A recent study by the National Association of Criminal Defense Attorneys highlights a wave of expansive prosecutions that will likely follow any curtailment or reversal of Roe v. Wade. State laws that redefine “personhood” to include “an unborn child,” will expand the scope of criminal liability for offenses such as homicide, feticide, and aggravated assault.
These “personhood” laws, which grant unborn children full legal rights, could be used as the basis for severe charges against those accused of violating abortion bans. States could make use of existing statutes—including those covering conspiracy, attempt, and accomplice liability—to charge anyone associated with an abortion, too. This could even extend to individuals who counsel a pregnant person or fund, schedule, or otherwise assist them in the process of obtaining an abortion.
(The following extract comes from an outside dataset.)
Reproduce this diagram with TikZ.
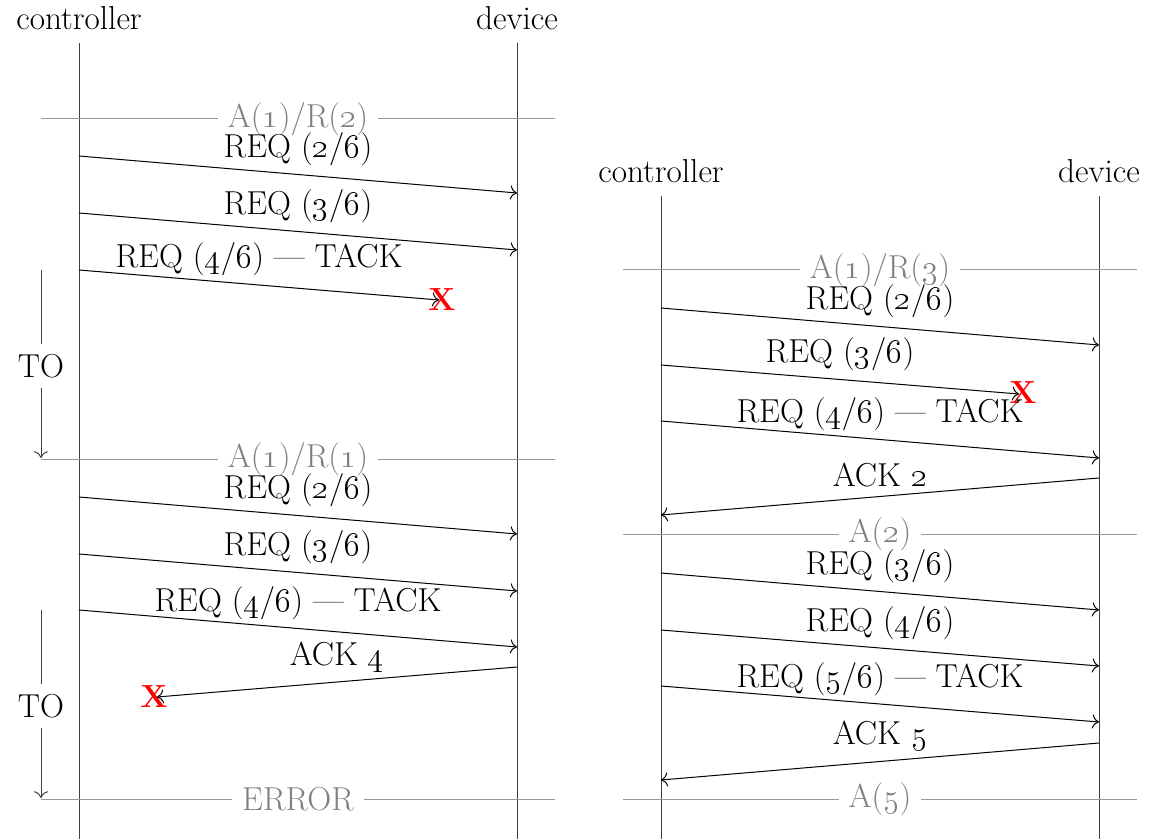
\documentclass[tikz,border=0pt]{standalone}
\usetikzlibrary{arrows.meta}
\newcommand\osn[1]{\oldstylenums{#1}}
\begin{document}
\begin{tikzpicture}[x=0.5pt,y=-0.5pt,
  font=\fontsize{16.6}{19}\selectfont,
  >={To[scale=1.25]},
  life/.style={draw=black!75, line width=0.5pt},
  msg/.style={->, line width=0.5pt},
  sepline/.style={draw=black!40, line width=0.5pt},
  septext/.style={fill=white, text=black!50, inner xsep=5pt, inner ysep=0pt},
  head/.style={anchor=base, inner sep=0pt},
  lbl/.style={midway, anchor=base, inner sep=0pt, yshift=8.5pt},
  lost/.style={text=red, font=\fontsize{16}{19}\selectfont\bfseries, inner sep=0pt},
  tolbl/.style={fill=white, inner xsep=1pt, inner ysep=5pt},
  toline/.style={->, draw=black!75, line width=0.5pt}]
\useasboundingbox (0,0) rectangle (1165,839);

% ---------------- left diagram ----------------
\node[head] (Lc) at (79,30) {controller};
\node[head] (Ld) at (517,30) {device};
\coordinate (LcT) at (79,43);  \coordinate (LcB) at (79,839);
\coordinate (LdT) at (517,43); \coordinate (LdB) at (517,839);
\draw[life] (LcT) -- (LcB);
\draw[life] (LdT) -- (LdB);

% separators
\coordinate (Ls1a) at (41,119); \coordinate (Ls1b) at (555,119);
\draw[sepline] (Ls1a) -- (Ls1b) node[midway, septext] (Ls1t) {A(\osn{1})/R(\osn{2})};
\coordinate (Ls2a) at (41,459); \coordinate (Ls2b) at (555,459);
\draw[sepline] (Ls2a) -- (Ls2b) node[midway, septext] (Ls2t) {A(\osn{1})/R(\osn{1})};
\coordinate (Ls3a) at (41,799); \coordinate (Ls3b) at (555,799);
\draw[sepline] (Ls3a) -- (Ls3b) node[midway, septext] (Ls3t) {ERROR};

% messages, first round
\coordinate (La1) at (79,156);  \coordinate (Lb1) at (517,193);
\draw[msg] (La1) -- (Lb1) node[lbl] (Lm1) {REQ (\osn{2}/\osn{6})};
\coordinate (La2) at (79,213);  \coordinate (Lb2) at (517,250);
\draw[msg] (La2) -- (Lb2) node[lbl] (Lm2) {REQ (\osn{3}/\osn{6})};
\coordinate (La3) at (79,270);
\node[lost] (Lx1) at (442,300) {X};
\draw[msg] (La3) -- (439,300) node[lbl] (Lm3) {REQ (\osn{4}/\osn{6}) \textemdash{} TACK};

% timeout 1
\coordinate (Lt1a) at (41,270); \coordinate (Lt1b) at (41,458);
\draw[toline] (Lt1a) -- (Lt1b);
\node[tolbl] (Lto1) at (41,366) {TO};

% messages, second round
\coordinate (La4) at (79,497);  \coordinate (Lb4) at (517,534);
\draw[msg] (La4) -- (Lb4) node[lbl] (Lm4) {REQ (\osn{2}/\osn{6})};
\coordinate (La5) at (79,554);  \coordinate (Lb5) at (517,591);
\draw[msg] (La5) -- (Lb5) node[lbl] (Lm5) {REQ (\osn{3}/\osn{6})};
\coordinate (La6) at (79,610);  \coordinate (Lb6) at (517,647);
\draw[msg] (La6) -- (Lb6) node[lbl] (Lm6) {REQ (\osn{4}/\osn{6}) \textemdash{} TACK};
\coordinate (Lb7) at (517,667);
\node[lost] (Lx2) at (154,697) {X};
\draw[msg] (Lb7) -- (157,697) node[lbl] (Lm7) {ACK \osn{4}};

% timeout 2
\coordinate (Lt2a) at (41,610); \coordinate (Lt2b) at (41,798);
\draw[toline] (Lt2a) -- (Lt2b);
\node[tolbl] (Lto2) at (41,706) {TO};

% ---------------- right diagram ----------------
\begin{scope}[shift={(582,151)}]
\node[head] (Rc) at (79,32) {controller};
\node[head] (Rd) at (517,32) {device};
\coordinate (RcT) at (79,45);  \coordinate (RcB) at (79,688);
\coordinate (RdT) at (517,45); \coordinate (RdB) at (517,688);
\draw[life] (RcT) -- (RcB);
\draw[life] (RdT) -- (RdB);

\coordinate (Rs1a) at (41,119); \coordinate (Rs1b) at (555,119);
\draw[sepline] (Rs1a) -- (Rs1b) node[midway, septext] (Rs1t) {A(\osn{1})/R(\osn{3})};
\coordinate (Rs2a) at (41,383); \coordinate (Rs2b) at (555,383);
\draw[sepline] (Rs2a) -- (Rs2b) node[midway, septext] (Rs2t) {A(\osn{2})};
\coordinate (Rs3a) at (41,648); \coordinate (Rs3b) at (555,648);
\draw[sepline] (Rs3a) -- (Rs3b) node[midway, septext] (Rs3t) {A(\osn{5})};

\coordinate (Ra1) at (79,157);  \coordinate (Rb1) at (517,194);
\draw[msg] (Ra1) -- (Rb1) node[lbl] (Rm1) {REQ (\osn{2}/\osn{6})};
\coordinate (Ra2) at (79,214);
\node[lost] (Rx1) at (441,242) {X};
\draw[msg] (Ra2) -- (437,243) node[lbl] (Rm2) {REQ (\osn{3}/\osn{6})};
\coordinate (Ra3) at (79,270);  \coordinate (Rb3) at (517,307);
\draw[msg] (Ra3) -- (Rb3) node[lbl] (Rm3) {REQ (\osn{4}/\osn{6}) \textemdash{} TACK};
\coordinate (Rb4) at (517,327);  \coordinate (Ra4) at (79,364);
\draw[msg] (Rb4) -- (Ra4) node[lbl, yshift=-3.5pt] (Rm4) {ACK \osn{2}};

\coordinate (Ra5) at (79,422);  \coordinate (Rb5) at (517,459);
\draw[msg] (Ra5) -- (Rb5) node[lbl] (Rm5) {REQ (\osn{3}/\osn{6})};
\coordinate (Ra6) at (79,479);  \coordinate (Rb6) at (517,515);
\draw[msg] (Ra6) -- (Rb6) node[lbl] (Rm6) {REQ (\osn{4}/\osn{6})};
\coordinate (Ra7) at (79,535);  \coordinate (Rb7) at (517,571);
\draw[msg] (Ra7) -- (Rb7) node[lbl] (Rm7) {REQ (\osn{5}/\osn{6}) \textemdash{} TACK};
\coordinate (Rb8) at (517,592);  \coordinate (Ra8) at (79,629);
\draw[msg] (Rb8) -- (Ra8) node[lbl] (Rm8) {ACK \osn{5}};
\end{scope}
\end{tikzpicture}
\end{document}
“This report reveals that the ‘War on Abortion Rights’ not only undermines the Bill of Rights but also represents an attempt to legislate the will of a few on the lives of the many, especially the poor and the vulnerable, who will have no real choices, unlike the wealthy,” says Martín Antonio Sabelli, president of the National Association of Criminal Defense Attorneys. “We should learn from our mistakes and resist the overly broad use of criminal penalties to regulate disfavored personal choices that will open the door wide to a new wave of mass incarceration.”
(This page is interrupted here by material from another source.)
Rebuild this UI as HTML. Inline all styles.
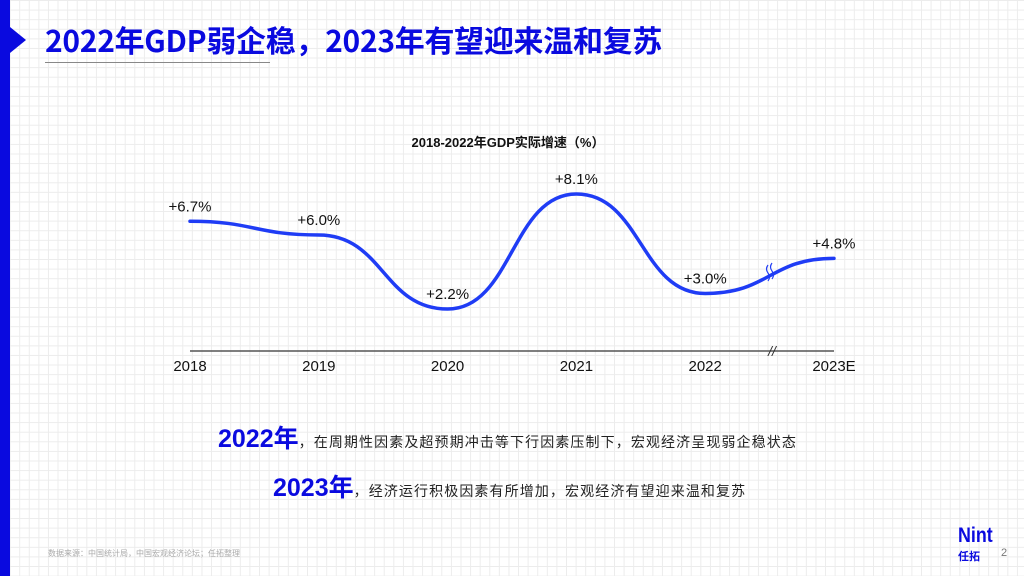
<!DOCTYPE html>
<html><head><meta charset="utf-8">
<style>
html,body{margin:0;padding:0}
body{width:1024px;height:576px;position:relative;overflow:hidden;background-color:#fff;
background-image:linear-gradient(#ececec 1px,transparent 1px),linear-gradient(90deg,#ececec 1px,transparent 1px);
background-size:9.6px 9.6px;font-family:"Liberation Sans","Noto Sans CJK SC",sans-serif}
.abs{position:absolute;white-space:nowrap}
</style></head><body>
<div class="abs" style="left:0;top:0;width:10px;height:576px;background:#0a0adf"></div>
<div class="abs" style="left:10px;top:27px;width:0;height:0;border-top:13px solid transparent;border-bottom:13px solid transparent;border-left:16px solid #0a0adf"></div>
<div class="abs" style="left:45px;top:20px;font-size:30px;font-weight:bold;color:#0a0adf;font-family:'Noto Sans CJK SC','Liberation Sans',sans-serif;line-height:38px;letter-spacing:-0.3px">2022年GDP弱企稳，2023年有望迎来温和复苏</div>
<div class="abs" style="left:45px;top:62px;width:225px;height:1px;background:#888"></div>

<svg class="abs" style="left:0;top:0" width="1024" height="576">
<text x="508" y="147" text-anchor="middle" font-size="13" font-weight="bold" fill="#111" font-family="Liberation Sans,Noto Sans CJK SC,sans-serif">2018-2022年GDP实际增速（%）</text>
<g id="g"></g>
</svg>
<script>
const categories=["2018","2019","2020","2021","2022","2023E"];
const values=[6.7,6.0,2.2,8.1,3.0,4.8];
const labels=["+6.7%","+6.0%","+2.2%","+8.1%","+3.0%","+4.8%"];
const NS="http://www.w3.org/2000/svg";
const g=document.getElementById('g');
function xs(i){return 190+i*128.8;}
function ys(v){return 194+(8.1-v)*19.5;}
function mk(t,a){const e=document.createElementNS(NS,t);for(const k in a)e.setAttribute(k,a[k]);g.appendChild(e);return e;}
const ax=mk('line',{x1:190,y1:351,x2:834,y2:351,stroke:'#555','stroke-width':1.5});


const br=mk('text',{x:772,y:356,'text-anchor':'middle','font-size':14,fill:'#333','font-style':'italic'});
br.textContent='//';


let d='M'+xs(0)+','+ys(values[0]);
for(let i=1;i<values.length;i++){const x0=xs(i-1),x1=xs(i),y0=ys(values[i-1]),y1=ys(values[i]);const m=(x1-x0)/2;d+=' C'+(x0+m)+','+y0+' '+(x1-m)+','+y1+' '+x1+','+y1;}
const p=mk('path',{d:d,fill:'none',stroke:'#1f3cf5','stroke-width':3.5,'stroke-linecap':'round'});


const lb=mk('path',{d:'M768,265 q-3,4 0,8 q3,4 0,8 M772,263 q-3,4 0,8 q3,4 0,8',fill:'none',stroke:'#1f3cf5','stroke-width':1.2});


categories.forEach((c,i)=>{
 const t=mk('text',{x:xs(i),y:371,'text-anchor':'middle','font-size':15,fill:'#111'});
 t.textContent=c;
 
 
 const v=mk('text',{x:xs(i),y:ys(values[i])-10,'text-anchor':'middle','font-size':15,fill:'#111'});
 v.textContent=labels[i];
 
 
});
</script>

<div class="abs" style="left:218px;top:424px;line-height:30px"><span style="font-size:25px;font-weight:bold;color:#0a0adf">2022年</span><span style="font-size:14px;letter-spacing:1.1px;color:#222">，在周期性因素及超预期冲击等下行因素压制下，宏观经济呈现弱企稳状态</span></div>
<div class="abs" style="left:273px;top:473px;line-height:30px"><span style="font-size:25px;font-weight:bold;color:#0a0adf">2023年</span><span style="font-size:14px;letter-spacing:1.1px;color:#222">，经济运行积极因素有所增加，宏观经济有望迎来温和复苏</span></div>
<div class="abs" style="left:48px;top:548px;font-size:8px;color:#aaa">数据来源：中国统计局，中国宏观经济论坛；任拓整理</div>
<div class="abs" style="left:958px;top:525px;font-size:21px;font-weight:bold;color:#0a0adf;line-height:22px;transform:scaleX(0.85);transform-origin:left">Nint</div>
<div class="abs" style="left:958px;top:548px;font-size:11px;font-weight:bold;color:#0a0adf">任拓</div>
<div class="abs" style="left:1001px;top:547px;font-size:11px;color:#777">2</div>
</body></html>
In a post-Roe protection world, access to abortion will be limited to states where this right has been recognized as law. Short of changing the composition of state governments to create pro-choice legislatures, proponents of reproductive choice living in states without abortion rights will have to find creative ways to resist the laws that would put a pregnant person—or their supporters—behind bars for ending an unwanted pregnancy.
Educating people about their choices and providing accessible family planning services is a good start. But for those who find themselves in need of immediate help in obtaining a safe abortion, more concrete steps are necessary.
Linked networks of sympathetic supporters that have already cropped up in some areas will need to be expanded. Dubbed the “Overground Railroad,” a reference to the Underground Railroad that abolitionists used to free Black people from slavery in the South, these networks help people with transportation, expenses, access, and a place to stay.
On the policy level, proactive measures can be taken to neutralize the impact of the criminalization of abortion. States can authorize funds directly to those who cross state lines seeking sanctuary and reimburse organizations that provide counseling and assistance to people in need.
Without the protections provided by Roe v. Wade, many states will continue to pass laws that have the potential to exacerbate the national crisis of overcriminalization and mass incarceration—laws that could subject people seeking abortions to extreme criminal penalties, including the death penalty, with people of color and those living in poverty at the greatest risk.
At a moment in history when the benefits of safe and legal abortion are well documented and the majority of the U.S. population support legal access to abortion, we are now faced with the incongruous reality of the expansion of laws that criminalize abortion and control the behavior of pregnant people.